Payments and non-payment

However, CemAir had never settled a full invoice issued by Swissport in respect of the leased equipment pursuant to its claimed tacit agreement, and most payments were only made after this application was launched.

Windell said there is no indication the parties engaged in any conduct that would suggest an offer and acceptance or a meeting of the minds on the terms of the purported tacit agreement.

She said Swissport’s comprehensive response to CemAir’s claims and the commercially prejudicial terms of the tacit agreement with respect to Swissport demonstrate that the parties were consistently at odds and that no agreement was reached.

She said CemAir’s reliance on the email dated 23 June 2023, in which Swissport attached three invoices for payment, is in her view not sufficient to prove the existence of a tacit agreement.

Windell said Swissport confirmed it was merely attempting to recover at least part of the substantial monies owed to it by CemAir and it was by no means an indication of the existence of a tacit agreement.

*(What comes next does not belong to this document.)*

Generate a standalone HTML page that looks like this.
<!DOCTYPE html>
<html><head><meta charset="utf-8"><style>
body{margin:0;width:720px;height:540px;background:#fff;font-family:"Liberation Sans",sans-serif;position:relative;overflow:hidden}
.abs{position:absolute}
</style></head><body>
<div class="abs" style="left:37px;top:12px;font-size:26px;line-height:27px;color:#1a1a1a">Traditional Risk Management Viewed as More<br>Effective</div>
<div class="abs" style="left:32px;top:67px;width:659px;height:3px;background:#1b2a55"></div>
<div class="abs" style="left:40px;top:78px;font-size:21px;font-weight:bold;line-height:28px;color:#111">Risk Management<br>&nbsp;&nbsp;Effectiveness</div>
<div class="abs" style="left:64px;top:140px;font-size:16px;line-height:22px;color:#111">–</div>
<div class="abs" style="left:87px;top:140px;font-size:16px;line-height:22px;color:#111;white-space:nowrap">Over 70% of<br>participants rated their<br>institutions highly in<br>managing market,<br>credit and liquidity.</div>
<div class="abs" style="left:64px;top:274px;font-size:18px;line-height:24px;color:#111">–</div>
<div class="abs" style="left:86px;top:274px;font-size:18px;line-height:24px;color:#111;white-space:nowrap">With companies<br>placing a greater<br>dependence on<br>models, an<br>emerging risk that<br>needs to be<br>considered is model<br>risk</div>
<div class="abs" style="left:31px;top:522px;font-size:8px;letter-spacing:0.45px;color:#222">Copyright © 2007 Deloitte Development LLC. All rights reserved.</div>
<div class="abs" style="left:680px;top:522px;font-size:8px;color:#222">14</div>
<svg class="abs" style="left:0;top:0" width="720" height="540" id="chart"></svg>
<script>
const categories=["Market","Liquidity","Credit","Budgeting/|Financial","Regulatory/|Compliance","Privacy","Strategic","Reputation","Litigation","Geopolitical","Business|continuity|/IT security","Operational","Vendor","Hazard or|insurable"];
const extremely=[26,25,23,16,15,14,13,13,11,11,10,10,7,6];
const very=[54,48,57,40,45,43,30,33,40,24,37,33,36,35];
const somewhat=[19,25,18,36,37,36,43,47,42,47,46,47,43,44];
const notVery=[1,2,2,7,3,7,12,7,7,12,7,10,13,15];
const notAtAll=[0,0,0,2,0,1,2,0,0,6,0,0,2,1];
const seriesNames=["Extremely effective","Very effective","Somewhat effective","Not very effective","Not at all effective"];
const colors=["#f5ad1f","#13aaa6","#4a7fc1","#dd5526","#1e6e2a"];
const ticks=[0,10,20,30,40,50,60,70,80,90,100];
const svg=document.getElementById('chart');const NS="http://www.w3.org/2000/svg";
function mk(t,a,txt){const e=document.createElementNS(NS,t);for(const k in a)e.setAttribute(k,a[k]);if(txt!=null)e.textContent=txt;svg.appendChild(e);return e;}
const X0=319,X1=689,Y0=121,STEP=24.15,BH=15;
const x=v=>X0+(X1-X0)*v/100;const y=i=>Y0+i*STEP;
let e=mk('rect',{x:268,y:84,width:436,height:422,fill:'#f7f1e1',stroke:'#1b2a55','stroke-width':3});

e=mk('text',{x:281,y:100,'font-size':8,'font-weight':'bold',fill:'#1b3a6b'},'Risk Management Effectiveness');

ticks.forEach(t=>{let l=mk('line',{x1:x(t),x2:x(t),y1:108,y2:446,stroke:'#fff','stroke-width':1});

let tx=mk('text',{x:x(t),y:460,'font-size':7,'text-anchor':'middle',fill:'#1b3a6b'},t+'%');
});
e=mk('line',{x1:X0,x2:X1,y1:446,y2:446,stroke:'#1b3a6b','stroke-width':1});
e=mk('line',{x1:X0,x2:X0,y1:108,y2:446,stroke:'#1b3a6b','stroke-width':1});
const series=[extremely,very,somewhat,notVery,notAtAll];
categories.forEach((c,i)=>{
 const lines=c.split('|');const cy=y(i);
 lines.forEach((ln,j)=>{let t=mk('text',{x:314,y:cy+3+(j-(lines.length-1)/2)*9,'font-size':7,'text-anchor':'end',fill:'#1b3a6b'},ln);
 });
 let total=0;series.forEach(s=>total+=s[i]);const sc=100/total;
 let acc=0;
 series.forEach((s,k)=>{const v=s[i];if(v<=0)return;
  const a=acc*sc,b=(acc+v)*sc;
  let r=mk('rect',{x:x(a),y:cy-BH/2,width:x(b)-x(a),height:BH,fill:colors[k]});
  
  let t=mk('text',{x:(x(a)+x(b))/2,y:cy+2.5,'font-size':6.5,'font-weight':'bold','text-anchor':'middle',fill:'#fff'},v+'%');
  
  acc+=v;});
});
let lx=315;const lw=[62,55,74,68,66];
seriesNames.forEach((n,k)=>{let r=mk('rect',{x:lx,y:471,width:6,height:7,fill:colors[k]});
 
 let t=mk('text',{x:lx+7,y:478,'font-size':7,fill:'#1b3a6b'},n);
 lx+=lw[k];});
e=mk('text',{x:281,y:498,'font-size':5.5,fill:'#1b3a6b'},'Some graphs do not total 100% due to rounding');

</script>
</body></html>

She said there is no basis to believe there was any tacit agreement pending a sale agreement – the alleged potential sale agreement claimed by CemAir clearly reached no further than the inquiry or discussion stage, and there was no certainty or undertaking that such a sale agreement would ever come to fruition or would even be possible.

‘Far-fetched’

She said CemAir’s defence, which it disclosed on 31 May 2023 in a letter authored by its in-house legal advisor, was founded on a lien in lieu of a contractual damages claim, as evidenced by the extensive correspondence between the parties.

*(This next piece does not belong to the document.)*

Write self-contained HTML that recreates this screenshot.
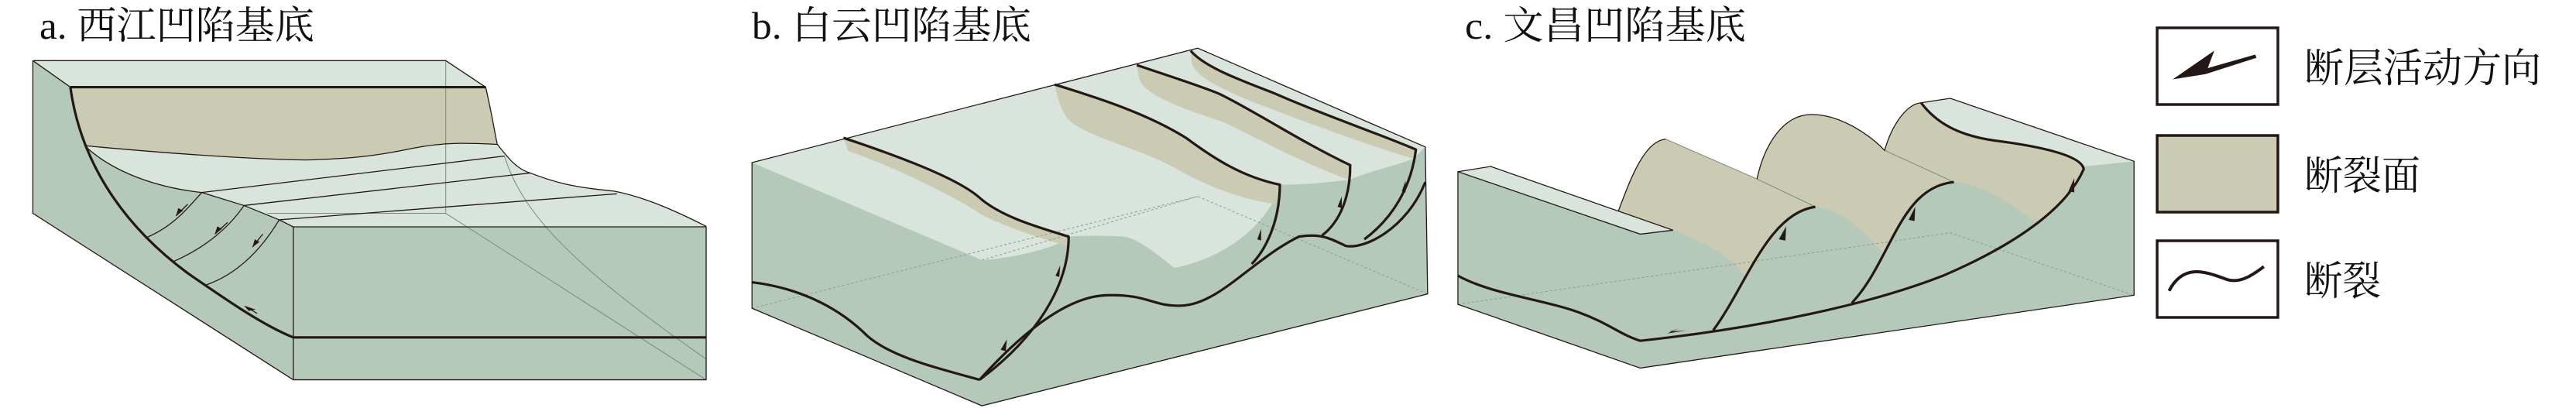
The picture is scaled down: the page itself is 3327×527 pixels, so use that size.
<!DOCTYPE html>
<html><head><meta charset="utf-8"><style>
html,body{margin:0;padding:0;background:#fff;}
svg{display:block;}
text{font-family:"Liberation Serif","Noto Serif CJK SC","Noto Sans CJK SC",serif;fill:#111;}
</style></head><body>
<svg width="3327" height="527" viewBox="0 0 3327 527" xmlns="http://www.w3.org/2000/svg">
<defs><style>
.b{fill:none;stroke:#231815;stroke-width:3.2;vector-effect:non-scaling-stroke;stroke-linejoin:round}
.t{fill:none;stroke:#231815;stroke-width:1.3;vector-effect:non-scaling-stroke}
.h{fill:none;stroke:#7a8a80;stroke-width:1;vector-effect:non-scaling-stroke}
.d{fill:none;stroke:#8a9a90;stroke-width:1;stroke-dasharray:3 3;vector-effect:non-scaling-stroke}
.g{fill:#b4c9b9}.l{fill:#d9e4dc}.n{fill:#cbcab2}
.a{fill:#231815}
</style></defs>

<!-- Titles -->
<text x="51" y="50" font-size="50" textLength="355" lengthAdjust="spacingAndGlyphs">a. 西江凹陷基底</text>
<text x="971" y="50" font-size="50" textLength="361" lengthAdjust="spacingAndGlyphs">b. 白云凹陷基底</text>
<text x="1892" y="50" font-size="50" textLength="363" lengthAdjust="spacingAndGlyphs">c. 文昌凹陷基底</text>

<!-- Panel a -->
<g transform="scale(0.606,0.336)">
<polygon class="l" points="70,233 950,233 1035,335 150,335"/>
<path class="g" d="M70,233 L150,335 C170,600 250,850 400,1050 C480,1150 560,1250 625,1297 L625,1460 L70,820 Z"/>
<path class="g" d="M180,560 L430,740 L520,790 L595,845 L625,872 L625,1297 C560,1250 480,1150 400,1050 C250,850 170,600 180,560 Z"/>
<path class="n" d="M150,335 L1035,335 C1050,450 1055,520 1060,555 C1000,550 950,545 880,570 C800,600 750,610 650,615 C500,610 300,580 180,560 C165,480 155,400 150,335 Z"/>
<path class="l" d="M180,560 C300,580 500,610 650,615 C750,610 800,600 880,570 C950,545 1000,550 1060,555 C1080,600 1100,650 1130,665 C1180,700 1220,720 1310,735 C1380,760 1450,820 1505,870 L625,872 L595,845 L520,790 L430,740 C330,720 240,660 180,560 Z"/>
<rect class="g" x="625" y="872" width="880" height="588"/>
<path class="h" d="M950,233 L950,820 L570,820 M950,820 L1505,1460 M1075,600 C1110,800 1200,1000 1505,1380"/>
<path class="t" d="M70,233 L950,233 L1035,335 M70,233 L150,335 M70,233 L70,820 L625,1460 L1505,1460 L1505,872 L625,872 L625,1460"/>
<path class="t" d="M1035,335 C1050,450 1055,520 1060,555 C1080,600 1100,650 1130,665 C1180,700 1220,720 1310,735 C1380,760 1450,820 1505,870"/>
<path class="t" d="M180,560 C300,580 500,610 650,615 C750,610 800,600 880,570 C950,545 1000,550 1060,555"/>
<path class="t" d="M180,560 C240,660 330,720 430,740 M430,740 L1075,600 M520,790 L1130,665 M595,845 L1315,745 M430,740 L520,790 L595,845 L625,872"/>
<path class="t" d="M430,740 C400,800 370,870 310,915 M520,790 C490,870 440,950 370,1005 M595,845 C560,950 510,1050 440,1095"/>
<path class="b" d="M150,335 L1035,335 M150,335 C170,600 250,850 400,1050 C480,1150 560,1250 625,1297 L1505,1297"/>
<path class="t" d="M400,785 L375,830 M485,855 L458,900 M560,900 L538,950 M525,1180 L548,1205"/>
<path class="a" d="M375,830 L380,800 L390,810 Z M458,900 L463,870 L473,880 Z M538,950 L543,920 L553,930 Z M520,1175 L545,1190 L530,1195 Z"/>
</g>

<!-- Panel b -->
<g transform="translate(950,0) scale(0.606,0.336)">
<polygon class="g" points="35,625 985,185 1470,565 1475,1130 525,1560 35,1185"/>
<path class="l" d="M35,625 L985,185 L1470,565 L1445,610 C1400,640 1350,660 1310,690 C1250,705 1200,710 1160,710 C1140,850 1050,990 935,1030 C900,980 860,920 830,910 C790,905 740,905 710,910 C690,950 600,990 525,1000 Z"/>
<path class="n" d="M230,530 C330,590 470,680 520,760 C570,840 660,880 710,910 L705,945 C640,910 570,870 520,820 C470,760 350,650 240,580 Z"/>
<path class="n" d="M680,325 C780,380 880,440 960,530 C1020,610 1080,680 1160,710 L1150,785 C1060,760 990,700 930,640 C860,570 740,520 710,460 C690,420 685,360 680,325 Z"/>
<path class="n" d="M855,250 C920,290 990,330 1030,360 C1100,420 1200,540 1310,635 L1305,690 C1200,620 1100,520 1040,470 C960,420 870,370 860,300 Z"/>
<path class="n" d="M970,195 C1000,260 1080,310 1150,360 C1250,440 1380,520 1450,575 L1445,610 C1350,560 1200,460 1100,390 C1020,330 980,290 972,240 Z"/>
<path class="d" d="M35,1185 L985,755 L1475,1130 M525,1000 L985,755"/>
<path class="t" d="M35,625 L985,185 L1470,565 L1475,1130 L525,1560 L35,1185 Z"/>
<path class="b" d="M230,530 C330,590 470,680 520,760 C570,840 660,880 710,910 C710,1100 640,1300 520,1460"/>
<path class="b" d="M680,325 C780,380 880,440 960,530 C1020,610 1080,680 1160,710 C1160,850 1130,960 1100,1015"/>
<path class="b" d="M855,250 C920,290 990,330 1030,360 C1100,420 1200,540 1310,635 C1310,750 1290,850 1250,905"/>
<path class="b" d="M970,195 C1000,260 1080,310 1150,360 C1250,440 1380,520 1450,575 C1440,720 1400,840 1340,920"/>
<path class="b" d="M520,1460 C600,1300 700,1140 790,1135 C880,1130 890,1180 950,1175 C1030,1170 1100,1000 1200,910 C1250,895 1270,920 1300,945 C1340,960 1430,880 1470,700"/>
<path class="b" d="M35,1085 C150,1110 230,1200 280,1290 C330,1370 420,1410 520,1460"/>
<path class="a" d="M682,1060 L692,1020 L690,1065 Z M565,1345 L578,1305 L576,1350 Z M1112,920 L1120,880 L1120,925 Z M1283,795 L1292,755 L1292,800 Z M1420,735 L1428,695 L1428,740 Z"/>
</g>

<!-- Panel c -->
<g transform="translate(1850,0) scale(0.942,0.336)">
<path class="g" d="M35,660 L80,640 L255,811 C270,700 290,540 320,535 L445,688 C455,560 480,440 520,440 C560,440 600,520 620,578 C630,480 650,400 670,395 L710,378 L962,620 L962,1135 L285,1415 L35,1170 Z"/>
<path class="n" d="M255,811 C270,700 290,540 320,535 L445,688 C455,560 480,440 520,440 C560,440 600,520 620,578 C630,480 650,400 670,395 C690,470 720,520 770,540 C840,565 890,600 893,650 C880,760 850,820 830,860 L640,1050 L440,1130 C430,1020 390,950 330,885 Z"/>
<path class="g" d="M525,795 C560,800 600,900 640,1050 L575,1165 C500,1220 430,1260 385,1270 C430,1100 470,820 525,795 Z"/>
<path class="g" d="M715,700 C760,710 800,800 830,860 L700,1060 L575,1165 C620,1000 650,720 715,700 Z"/>
<polygon class="l" points="35,660 80,640 330,885 285,900"/>
<path class="l" d="M670,395 L710,378 L962,620 L893,640 C890,600 840,565 770,540 C720,520 690,470 670,395 Z"/>
<path class="d" d="M35,1170 L710,895 L962,1135"/>
<path class="h" d="M320,535 L445,688 L525,795 M620,578 L715,700"/>
<path class="t" d="M35,660 L80,640 L330,885 L285,900 L35,660 L35,1170 L285,1415 L962,1135 L962,620 L710,378 L670,395"/>
<path class="t" d="M255,811 C270,700 290,540 320,535 M445,688 C455,560 480,440 520,440 C560,440 600,520 620,578 C630,480 650,400 670,395"/>
<path class="b" d="M35,1060 C80,1130 150,1150 200,1200 C240,1240 260,1290 285,1310 C450,1260 600,1170 700,1060 C800,940 870,800 893,650 C890,600 840,565 770,540 C720,520 690,470 670,395"/>
<path class="b" d="M385,1270 C430,1100 460,820 525,795"/>
<path class="b" d="M575,1165 C630,1000 640,720 715,700"/>
<path class="a" d="M475,920 L485,870 L484,925 Z M653,845 L662,795 L661,850 Z M872,735 L880,685 L880,740 Z M322,1282 L348,1270 L325,1275 L338,1262 Z"/>
</g>

<!-- Legend -->
<rect x="2786" y="36" width="156" height="99" fill="#fff" stroke="#231815" stroke-width="3.5"/>
<rect x="2786" y="175" width="156" height="99" fill="#cbcab2" stroke="#231815" stroke-width="3.5"/>
<rect x="2786" y="311" width="156" height="99" fill="#fff" stroke="#231815" stroke-width="3.5"/>
<g transform="translate(1850,0) scale(0.942,0.336)">
<path class="a" d="M1015,305 L1072,195 L1063,262 L1128,210 L1130,222 L1060,285 Z"/>
<path fill="none" stroke="#231815" stroke-width="4" vector-effect="non-scaling-stroke" d="M1010,1118 C1030,1010 1060,1045 1090,1075 C1110,1092 1130,1045 1140,1025"/>
</g>
<text x="2976" y="106" font-size="52" textLength="306" lengthAdjust="spacingAndGlyphs">断层活动方向</text>
<text x="2976" y="245" font-size="52" textLength="150" lengthAdjust="spacingAndGlyphs">断裂面</text>
<text x="2976" y="381" font-size="52" textLength="99" lengthAdjust="spacingAndGlyphs">断裂</text>
</svg>
</body></html>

Windell said no reference was made to the existence of a tacit agreement between the parties that would allow CemAir to retain possession of Swissport’s equipment, and CemAir did not allege the existence of a tacit lease agreement until the answering affidavit was submitted on 30 October 2023.

“The purported tacit agreement is clearly an afterthought in an attempt to escape liability,” she said.

“[CemAir’s] defence of a tacit agreement is untenable and far-fetched and can be rejected outright.

“I am satisfied that the respondent [CemAir] has no legal right to retain possession of the equipment and was unable to show cause why the equipment should not be returned to the applicant [Swissport].”